[Figure scripts]
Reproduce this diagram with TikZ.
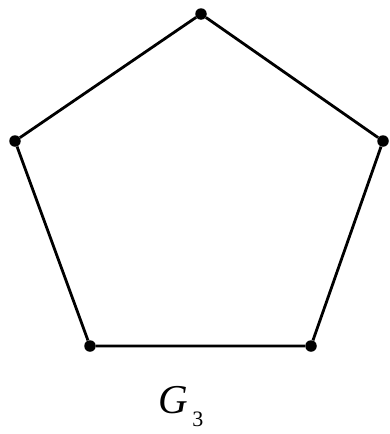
\documentclass[tikz,border=0pt]{standalone}
\usepackage{fontspec}
\setmainfont{Liberation Serif}
\begin{document}
\begin{tikzpicture}[x=1pt,y=-1pt,
  vtx/.style={circle,fill=black,inner sep=0pt,minimum size=11.5pt},
  edge/.style={line width=2.8pt}]
\useasboundingbox (0,0) rectangle (390,434);
\node[vtx] (t) at (201,14) {};
\node[vtx] (l) at (15,141) {};
\node[vtx] (r) at (383,141) {};
\node[vtx] (bl) at (90,346) {};
\node[vtx] (br) at (311,346) {};
\draw[edge] (t) -- (r) -- (br) -- (bl) -- (l) -- (t);
\node[font=\fontsize{41}{43}\selectfont,inner sep=0pt] (lab) at (181,407)
  {\itshape G\upshape\hspace{4pt}\raisebox{-13pt}{\fontsize{22}{24}\selectfont 3}};
\end{tikzpicture}
\end{document}
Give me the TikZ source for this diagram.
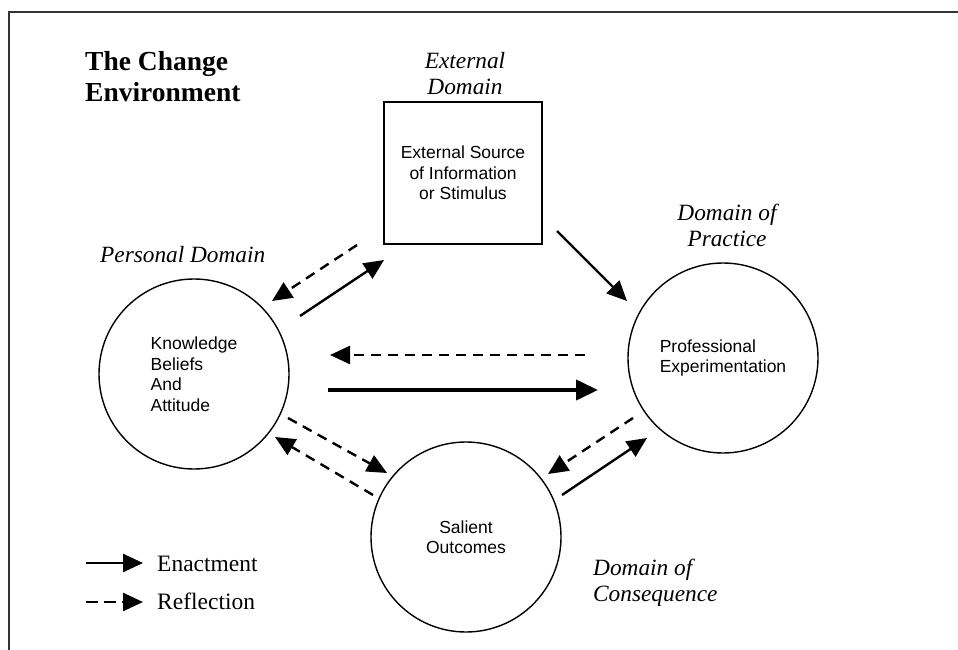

DO THIS >> Reproduce all of the entries word for word, skipping any pictures they hold.

TASK OUTPUT >>
Reproduce this diagram with TikZ.
\documentclass[tikz,border=0pt]{standalone}
\usepackage{fontspec}
\setmainfont{Liberation Serif}
\begin{document}
\begin{tikzpicture}[x=1pt,y=-1pt,
  vtx/.style={circle,fill=black,inner sep=0pt,minimum size=11.5pt},
  edge/.style={line width=2.8pt}]
\useasboundingbox (0,0) rectangle (390,434);
\node[vtx] (t) at (201,14) {};
\node[vtx] (l) at (15,141) {};
\node[vtx] (r) at (383,141) {};
\node[vtx] (bl) at (90,346) {};
\node[vtx] (br) at (311,346) {};
\draw[edge] (t) -- (r) -- (br) -- (bl) -- (l) -- (t);
\node[font=\fontsize{41}{43}\selectfont,inner sep=0pt] (lab) at (181,407)
  {\itshape G\upshape\hspace{4pt}\raisebox{-13pt}{\fontsize{22}{24}\selectfont 3}};
\end{tikzpicture}
\end{document}
Give me the TikZ source for this diagram.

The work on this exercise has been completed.